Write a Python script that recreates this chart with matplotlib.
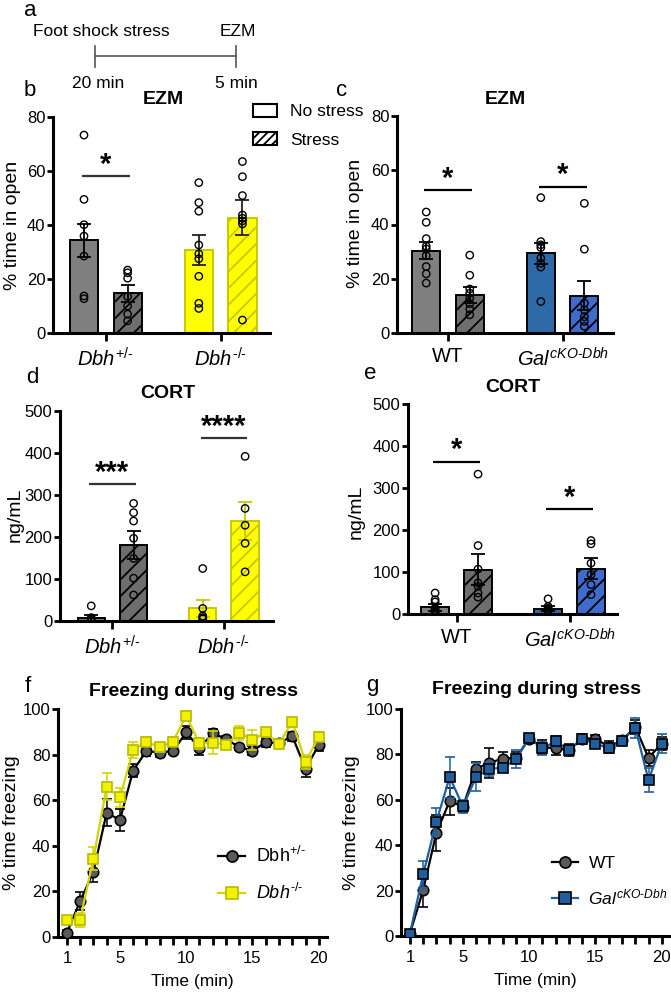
import numpy as np
import matplotlib
matplotlib.use('Agg')
import matplotlib.pyplot as plt
from matplotlib.patches import Patch
from matplotlib.lines import Line2D

W, H = 671, 994
plt.rcParams['font.family'] = ['Liberation Sans', 'DejaVu Sans']
plt.rcParams['mathtext.fontset'] = 'custom'
plt.rcParams['mathtext.rm'] = 'Liberation Sans'
plt.rcParams['mathtext.it'] = 'Liberation Sans:italic'
plt.rcParams['mathtext.bf'] = 'Liberation Sans:bold'
plt.rcParams['hatch.linewidth'] = 1.3

HY = '\u2010'  # typographic hyphen (avoids math minus)

# ---------------- data ----------------
conditions = ['No stress', 'Stress']

# panel b: EZM, Dbh mice
b_groups = [r'$\mathit{Dbh}^{+/' + HY + '}$', r'$\mathit{Dbh}^{' + HY + '/' + HY + '}$']
b_mean = [[34.3, 14.7], [30.7, 42.7]]
b_sem = [[6.2, 3.1], [5.6, 6.4]]
b_points = [[[73.3, 49.5, 40.1, 35.9, 28.5, 13.7, 12.7],
             [23.3, 22.3, 20.3, 13.5, 10.0, 7.0, 4.5]],
            [[55.7, 48.3, 45.1, 32.6, 29.3, 27.5, 21.0, 11.0, 9.1],
             [63.5, 57.9, 50.9, 43.7, 42.5, 41.5, 40.4, 4.8]]]
b_sig = [(0, 58.1, '*')]

# panel c: EZM, Gal cKO
c_groups = ['WT', r'$\mathit{Gal}^{\mathit{cKO' + HY + 'Dbh}}$']
c_mean = [[30.4, 14.1], [29.4, 13.7]]
c_sem = [[3.0, 3.0], [3.9, 5.3]]
c_points = [[[44.6, 40.8, 34.8, 32.0, 31.0, 28.5, 24.5, 21.8, 18.4],
             [28.7, 21.3, 16.2, 14.7, 12.9, 10.8, 8.8, 6.7]],
            [[49.9, 33.7, 32.5, 31.5, 27.6, 25.7, 24.3, 11.6],
             [47.8, 30.9, 11.0, 8.5, 6.0, 4.3, 2.5]]]
c_sig = [(0, 52.7, '*'), (1, 53.9, '*')]

# panel d: CORT, Dbh mice
d_mean = [[8.0, 181.0], [30.0, 238.0]]
d_sem = [[7.0, 34.0], [20.0, 46.0]]
d_points = [[[36.0, 8.0, 5.0, 3.0, 2.0, 1.0],
             [280.0, 258.0, 238.0, 197.0, 149.0, 102.0, 62.0]],
            [[125.0, 30.0, 12.0, 8.0, 5.0],
             [392.0, 268.0, 228.0, 185.0, 117.0]]]
d_sig = [(0, 326.0, '***'), (1, 435.0, '****')]

# panel e: CORT, Gal cKO
e_mean = [[16.0, 105.5], [12.0, 108.0]]
e_sem = [[8.0, 37.0], [6.0, 25.0]]
e_points = [[[50.0, 34.0, 28.6, 14.0, 10.0, 5.0, 2.0],
             [333.0, 163.0, 107.0, 74.0, 66.0, 50.0, 40.0]],
            [[36.0, 18.0, 14.0, 10.0, 8.0],
             [175.0, 167.0, 121.0, 94.0, 70.0, 46.0]]]
e_sig = [(0, 363.0, '*'), (1, 250.0, '*')]

# panels f, g: freezing during stress
minutes = list(range(1, 21))
f_het = [1.9, 15.7, 28.6, 54.5, 51.3, 73.0, 81.6, 80.9, 81.6, 89.7,
         82.8, 89.4, 86.8, 83.3, 81.7, 85.4, 85.0, 88.1, 73.8, 84.2]
f_het_sem = [1.0, 4.0, 4.6, 6.0, 5.0, 3.0, 2.0, 2.0, 1.5, 3.0,
             3.0, 2.0, 1.5, 1.5, 2.0, 2.0, 1.5, 2.0, 3.5, 2.5]
f_ko = [7.3, 7.6, 34.4, 65.9, 61.2, 82.0, 85.7, 83.2, 85.7, 97.0,
        85.0, 85.3, 84.4, 89.4, 86.5, 89.7, 84.6, 94.5, 76.8, 87.8]
f_ko_sem = [1.0, 3.0, 5.0, 6.0, 4.0, 3.5, 2.0, 2.0, 2.0, 2.0,
            2.5, 5.0, 1.5, 3.0, 4.5, 2.0, 1.5, 1.5, 3.0, 2.0]
g_wt = [1.0, 20.2, 45.5, 59.4, 57.0, 73.7, 76.3, 78.1, 78.5, 87.0,
        83.3, 82.6, 81.9, 87.0, 87.0, 83.3, 86.2, 92.1, 78.5, 84.8]
g_wt_sem = [0.5, 7.5, 8.0, 6.0, 2.5, 3.0, 6.7, 3.0, 2.5, 1.5,
            3.0, 3.0, 2.5, 2.0, 1.5, 2.5, 2.0, 3.0, 3.4, 3.0]
g_cko = [1.0, 27.1, 50.4, 70.0, 57.1, 70.0, 73.7, 74.1, 77.8, 87.2,
         82.6, 85.8, 81.9, 86.6, 84.8, 82.6, 86.0, 91.8, 68.7, 84.8]
g_cko_sem = [0.5, 6.0, 6.0, 9.0, 3.0, 6.0, 3.0, 2.0, 4.0, 1.5,
             3.0, 2.5, 2.0, 2.0, 2.0, 2.0, 2.0, 4.4, 5.4, 4.4]

# ---------------- figure ----------------
fig = plt.figure(figsize=(W / 100, H / 100), dpi=100)


def T(x, y, s, **kw):
    kw.setdefault('ha', 'center')
    kw.setdefault('va', 'center')
    return fig.text(x / W, 1 - y / H, s, **kw)


def add_ax(x0, ytop, x1, ybot):
    ax = fig.add_axes([x0 / W, 1 - ybot / H, (x1 - x0) / W, (ybot - ytop) / H])
    for s in ['top', 'right']:
        ax.spines[s].set_visible(False)
    for s in ['left', 'bottom']:
        ax.spines[s].set_linewidth(2.2)
    ax.tick_params(width=2.0, length=4, labelsize=12, pad=1.5)
    return ax


OFF = 0.19
BW = 0.245


def bar_panel(rect, groups, means, sems, points, faces, edges, errc, ylim, yticks,
              sigs, xlim, sigc='#333333'):
    ax = add_ax(*rect)
    for g in range(2):
        for c in range(2):
            x = g + (2 * c - 1) * OFF
            ax.bar(x, means[g][c], width=BW, color=faces[g][c], edgecolor=edges[g][c],
                   linewidth=1.4, hatch='//' if c == 1 else None, zorder=2)
            ax.errorbar(x, means[g][c], yerr=sems[g][c], color=errc[g][c], capsize=5,
                        elinewidth=1.3, capthick=1.3, zorder=3)
            pts = points[g][c]
            ax.scatter([x] * len(pts), pts, s=28, facecolors='none',
                       edgecolors='black', linewidths=1.0, zorder=4)
    for g, y, s in sigs:
        ax.plot([g - OFF - 0.02, g + OFF + 0.02], [y, y], color=sigc, lw=1.6,
                solid_capstyle='butt', zorder=3)
        ax.text(g, y - (ylim[1] - ylim[0]) * 0.012, s, ha='center', va='bottom',
                fontsize=21, fontweight='bold')
    ax.set_xlim(*xlim)
    ax.set_ylim(*ylim)
    ax.set_yticks(yticks)
    ax.set_xticks([0, 1])
    ax.set_xticklabels(groups, fontsize=14.5)
    ax.tick_params(axis='x', length=6, pad=4)
    return ax


gray_f = '#7f7f7f'
gray_s = '#6e6e6e'
yel = '#ffff00'
yel_e = '#c8c800'
blue_f = '#2f6aa8'
blue_s = '#3f6ccc'

# panel b
axb = bar_panel((53, 117, 270, 333), b_groups, b_mean, b_sem, b_points,
                [[gray_f, gray_s], [yel, yel]],
                [['black', 'black'], [yel_e, yel_e]],
                [['black', 'black'], ['#222222', '#222222']],
                (0, 80), [0, 20, 40, 60, 80], b_sig, (-0.46, 1.43))
leg = axb.legend(handles=[Patch(facecolor='white', edgecolor='black', linewidth=1.5),
                          Patch(facecolor='white', edgecolor='black', linewidth=1.5, hatch='////')],
                 labels=conditions, loc='upper left', bbox_to_anchor=(253 / W, 1 - 104 / H),
                 bbox_transform=fig.transFigure, frameon=False, fontsize=12.5,
                 handlelength=1.4, handleheight=0.75, handletextpad=0.75,
                 labelspacing=0.75, borderpad=0, borderaxespad=0)

# panel c
axc = bar_panel((397, 116, 613, 333), c_groups, c_mean, c_sem, c_points,
                [[gray_f, gray_s], [blue_f, blue_s]],
                [['black', 'black'], ['black', 'black']],
                [['black', 'black'], ['black', 'black']],
                (0, 80), [0, 20, 40, 60, 80], c_sig, (-0.445, 1.44), sigc='black')

# panel d
axd = bar_panel((60, 411, 273, 621), b_groups, d_mean, d_sem, d_points,
                [[gray_f, gray_s], [yel, yel]],
                [['black', 'black'], [yel_e, yel_e]],
                [['black', 'black'], [yel_e, yel_e]],
                (0, 500), [0, 100, 200, 300, 400, 500], d_sig, (-0.47, 1.44))

# panel e
axe = bar_panel((408, 404, 617, 614), c_groups, e_mean, e_sem, e_points,
                [[gray_f, gray_s], [blue_f, blue_s]],
                [['black', 'black'], ['black', 'black']],
                [['black', 'black'], ['black', 'black']],
                (0, 500), [0, 100, 200, 300, 400, 500], e_sig, (-0.43, 1.42), sigc='black')


def line_panel(rect, s1, s2, leg_xy, leg_fs):
    ax = add_ax(*rect)
    handles = []
    for (y, e, mk, fc, ec, lc, lab, z) in (s1, s2):
        ax.errorbar(minutes, y, yerr=e, color=lc, ecolor=lc, elinewidth=1.1, capsize=3.5,
                    capthick=1.1, marker=mk, markersize=7.5, markerfacecolor=fc,
                    markeredgecolor=ec, markeredgewidth=1.2, lw=1.6, zorder=z)
        handles.append(Line2D([], [], color=lc, lw=1.6, marker=mk, markersize=8,
                              markerfacecolor=fc, markeredgecolor=ec, markeredgewidth=1.2,
                              label=lab))
    ax.set_xlim(0.33, 20.62)
    ax.set_ylim(0, 100)
    ax.set_yticks([0, 20, 40, 60, 80, 100])
    ax.set_xticks(minutes)
    ax.set_xticklabels([str(m) if m in (1, 5, 10, 15, 20) else '' for m in minutes])
    ax.tick_params(axis='x', length=6, pad=4)
    ax.set_xlabel('Time (min)', fontsize=12.5, labelpad=6)
    ax.legend(handles=handles, loc='upper left', bbox_to_anchor=(leg_xy[0] / W, 1 - leg_xy[1] / H),
              bbox_transform=fig.transFigure, frameon=False, fontsize=leg_fs,
              handlelength=1.5, handletextpad=0.6, labelspacing=0.95,
              borderpad=0, borderaxespad=0)
    return ax


axf = line_panel((58, 709, 327, 937),
                 (f_het, f_het_sem, 'o', '#5a5a5a', 'black', 'black',
                  r'Dbh$^{+/' + HY + '}$', 3),
                 (f_ko, f_ko_sem, 's', '#f2f200', '#b8b800', '#d4d400',
                  r'$\mathit{Dbh}^{' + HY + '/' + HY + '}$', 4),
                 (218, 846), 13)

axg = line_panel((401, 709, 670, 936),
                 (g_wt, g_wt_sem, 'o', '#5a5a5a', 'black', 'black', 'WT', 3),
                 (g_cko, g_cko_sem, 's', '#1f5fa0', 'black', '#1f5fa0',
                  r'$\mathit{Gal}^{\mathit{cKO' + HY + 'Dbh}}$', 4),
                 (552, 856), 12.5)

# ---------------- text annotations ----------------
lab_kw = dict(fontsize=16)
T(30, 11, 'a', **lab_kw)
T(30, 91, 'b', **lab_kw)
T(342, 91, 'c', **lab_kw)
T(32, 378, 'd', **lab_kw)
T(370, 373, 'e', **lab_kw)
T(28, 687, 'f', **lab_kw)
T(372, 685, 'g', **lab_kw)

tkw = dict(fontsize=14, fontweight='bold')
T(163, 100, 'EZM', **tkw)
T(505, 99, 'EZM', **tkw)
T(168, 393, 'CORT', **tkw)
T(513, 387, 'CORT', **tkw)
T(193, 692, 'Freezing during stress', **tkw)
T(537, 690, 'Freezing during stress', **tkw)

ykw = dict(fontsize=14, rotation=90)
T(13, 225, '% time in open', **ykw)
T(355, 223, '% time in open', **ykw)
T(15, 515, 'ng/mL', **ykw)
T(356, 512, 'ng/mL', **ykw)
T(12, 823, '% time freezing', **ykw)
T(352, 823, '% time freezing', **ykw)

# panel a: timeline
T(101, 32, 'Foot shock stress', fontsize=12.5)
T(238, 32, 'EZM', fontsize=12.5)
T(98, 83, '20 min', fontsize=12.5)
T(236, 83, '5 min', fontsize=12.5)
tl = '#555555'
fig.add_artist(Line2D([95 / W, 236 / W], [1 - 56 / H, 1 - 56 / H], color=tl, lw=1.2))
fig.add_artist(Line2D([95 / W, 95 / W], [1 - 46 / H, 1 - 67 / H], color=tl, lw=1.2))
fig.add_artist(Line2D([236 / W, 236 / W], [1 - 46 / H, 1 - 67 / H], color=tl, lw=1.2))

fig.savefig('out.png', dpi=100)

## CHALLENGE
Starting at the top of the listing above, reproduce each line up to and including the one with "b_sig = [(0, 58.1, '*')]"; omit the pictures.

## TASK SOLUTION
Write a Python script that recreates this chart with matplotlib.
import numpy as np
import matplotlib
matplotlib.use('Agg')
import matplotlib.pyplot as plt
from matplotlib.patches import Patch
from matplotlib.lines import Line2D

W, H = 671, 994
plt.rcParams['font.family'] = ['Liberation Sans', 'DejaVu Sans']
plt.rcParams['mathtext.fontset'] = 'custom'
plt.rcParams['mathtext.rm'] = 'Liberation Sans'
plt.rcParams['mathtext.it'] = 'Liberation Sans:italic'
plt.rcParams['mathtext.bf'] = 'Liberation Sans:bold'
plt.rcParams['hatch.linewidth'] = 1.3

HY = '\u2010'  # typographic hyphen (avoids math minus)

# ---------------- data ----------------
conditions = ['No stress', 'Stress']

# panel b: EZM, Dbh mice
b_groups = [r'$\mathit{Dbh}^{+/' + HY + '}$', r'$\mathit{Dbh}^{' + HY + '/' + HY + '}$']
b_mean = [[34.3, 14.7], [30.7, 42.7]]
b_sem = [[6.2, 3.1], [5.6, 6.4]]
b_points = [[[73.3, 49.5, 40.1, 35.9, 28.5, 13.7, 12.7],
             [23.3, 22.3, 20.3, 13.5, 10.0, 7.0, 4.5]],
            [[55.7, 48.3, 45.1, 32.6, 29.3, 27.5, 21.0, 11.0, 9.1],
             [63.5, 57.9, 50.9, 43.7, 42.5, 41.5, 40.4, 4.8]]]
b_sig = [(0, 58.1, '*')]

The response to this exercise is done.